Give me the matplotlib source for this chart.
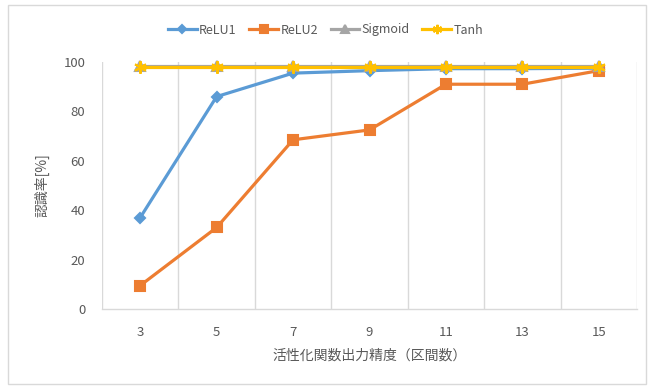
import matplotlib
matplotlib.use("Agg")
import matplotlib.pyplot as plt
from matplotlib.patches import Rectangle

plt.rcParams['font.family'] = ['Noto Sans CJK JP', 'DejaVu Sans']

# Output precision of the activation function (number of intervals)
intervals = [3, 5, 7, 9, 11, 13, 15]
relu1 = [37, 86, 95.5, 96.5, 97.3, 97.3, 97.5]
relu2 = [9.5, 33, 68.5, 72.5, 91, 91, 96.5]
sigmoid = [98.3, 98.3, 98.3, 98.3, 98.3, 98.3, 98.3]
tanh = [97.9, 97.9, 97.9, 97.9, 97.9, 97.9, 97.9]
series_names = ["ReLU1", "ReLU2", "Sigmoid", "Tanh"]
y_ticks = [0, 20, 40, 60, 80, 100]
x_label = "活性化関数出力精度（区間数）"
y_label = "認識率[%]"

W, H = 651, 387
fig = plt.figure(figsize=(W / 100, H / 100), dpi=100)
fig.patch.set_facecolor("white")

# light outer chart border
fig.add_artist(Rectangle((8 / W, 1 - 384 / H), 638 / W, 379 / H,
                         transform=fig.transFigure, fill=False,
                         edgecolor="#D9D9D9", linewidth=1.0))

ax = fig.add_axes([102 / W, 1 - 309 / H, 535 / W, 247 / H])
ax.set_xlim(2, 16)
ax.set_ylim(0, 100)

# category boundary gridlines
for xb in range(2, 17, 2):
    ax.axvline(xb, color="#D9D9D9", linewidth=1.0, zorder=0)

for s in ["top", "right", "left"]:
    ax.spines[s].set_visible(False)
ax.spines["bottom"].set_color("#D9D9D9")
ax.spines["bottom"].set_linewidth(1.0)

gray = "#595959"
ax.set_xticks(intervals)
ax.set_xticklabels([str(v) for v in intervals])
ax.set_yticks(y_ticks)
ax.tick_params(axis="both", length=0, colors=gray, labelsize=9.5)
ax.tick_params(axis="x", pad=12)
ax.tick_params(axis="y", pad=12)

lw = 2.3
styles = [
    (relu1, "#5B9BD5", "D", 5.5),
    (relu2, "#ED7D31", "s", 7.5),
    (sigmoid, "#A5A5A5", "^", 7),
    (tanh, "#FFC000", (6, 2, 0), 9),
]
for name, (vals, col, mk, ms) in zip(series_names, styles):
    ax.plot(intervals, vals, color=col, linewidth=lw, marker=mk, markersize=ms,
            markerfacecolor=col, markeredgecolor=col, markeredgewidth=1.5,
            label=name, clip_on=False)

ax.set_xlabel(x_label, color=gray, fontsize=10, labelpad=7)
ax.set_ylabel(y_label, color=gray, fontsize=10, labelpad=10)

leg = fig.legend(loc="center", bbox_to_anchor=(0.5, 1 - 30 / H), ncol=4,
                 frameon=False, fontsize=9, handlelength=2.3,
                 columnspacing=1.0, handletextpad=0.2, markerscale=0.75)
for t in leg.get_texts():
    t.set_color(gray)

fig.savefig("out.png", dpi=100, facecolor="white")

GOAL:
Copy the whole of the material above exactly, but not its images.

EXERCISE RESULT:
Give me the matplotlib source for this chart.
import matplotlib
matplotlib.use("Agg")
import matplotlib.pyplot as plt
from matplotlib.patches import Rectangle

plt.rcParams['font.family'] = ['Noto Sans CJK JP', 'DejaVu Sans']

# Output precision of the activation function (number of intervals)
intervals = [3, 5, 7, 9, 11, 13, 15]
relu1 = [37, 86, 95.5, 96.5, 97.3, 97.3, 97.5]
relu2 = [9.5, 33, 68.5, 72.5, 91, 91, 96.5]
sigmoid = [98.3, 98.3, 98.3, 98.3, 98.3, 98.3, 98.3]
tanh = [97.9, 97.9, 97.9, 97.9, 97.9, 97.9, 97.9]
series_names = ["ReLU1", "ReLU2", "Sigmoid", "Tanh"]
y_ticks = [0, 20, 40, 60, 80, 100]
x_label = "活性化関数出力精度（区間数）"
y_label = "認識率[%]"

W, H = 651, 387
fig = plt.figure(figsize=(W / 100, H / 100), dpi=100)
fig.patch.set_facecolor("white")

# light outer chart border
fig.add_artist(Rectangle((8 / W, 1 - 384 / H), 638 / W, 379 / H,
                         transform=fig.transFigure, fill=False,
                         edgecolor="#D9D9D9", linewidth=1.0))

ax = fig.add_axes([102 / W, 1 - 309 / H, 535 / W, 247 / H])
ax.set_xlim(2, 16)
ax.set_ylim(0, 100)

# category boundary gridlines
for xb in range(2, 17, 2):
    ax.axvline(xb, color="#D9D9D9", linewidth=1.0, zorder=0)

for s in ["top", "right", "left"]:
    ax.spines[s].set_visible(False)
ax.spines["bottom"].set_color("#D9D9D9")
ax.spines["bottom"].set_linewidth(1.0)

gray = "#595959"
ax.set_xticks(intervals)
ax.set_xticklabels([str(v) for v in intervals])
ax.set_yticks(y_ticks)
ax.tick_params(axis="both", length=0, colors=gray, labelsize=9.5)
ax.tick_params(axis="x", pad=12)
ax.tick_params(axis="y", pad=12)

lw = 2.3
styles = [
    (relu1, "#5B9BD5", "D", 5.5),
    (relu2, "#ED7D31", "s", 7.5),
    (sigmoid, "#A5A5A5", "^", 7),
    (tanh, "#FFC000", (6, 2, 0), 9),
]
for name, (vals, col, mk, ms) in zip(series_names, styles):
    ax.plot(intervals, vals, color=col, linewidth=lw, marker=mk, markersize=ms,
            markerfacecolor=col, markeredgecolor=col, markeredgewidth=1.5,
            label=name, clip_on=False)

ax.set_xlabel(x_label, color=gray, fontsize=10, labelpad=7)
ax.set_ylabel(y_label, color=gray, fontsize=10, labelpad=10)

leg = fig.legend(loc="center", bbox_to_anchor=(0.5, 1 - 30 / H), ncol=4,
                 frameon=False, fontsize=9, handlelength=2.3,
                 columnspacing=1.0, handletextpad=0.2, markerscale=0.75)
for t in leg.get_texts():
    t.set_color(gray)

fig.savefig("out.png", dpi=100, facecolor="white")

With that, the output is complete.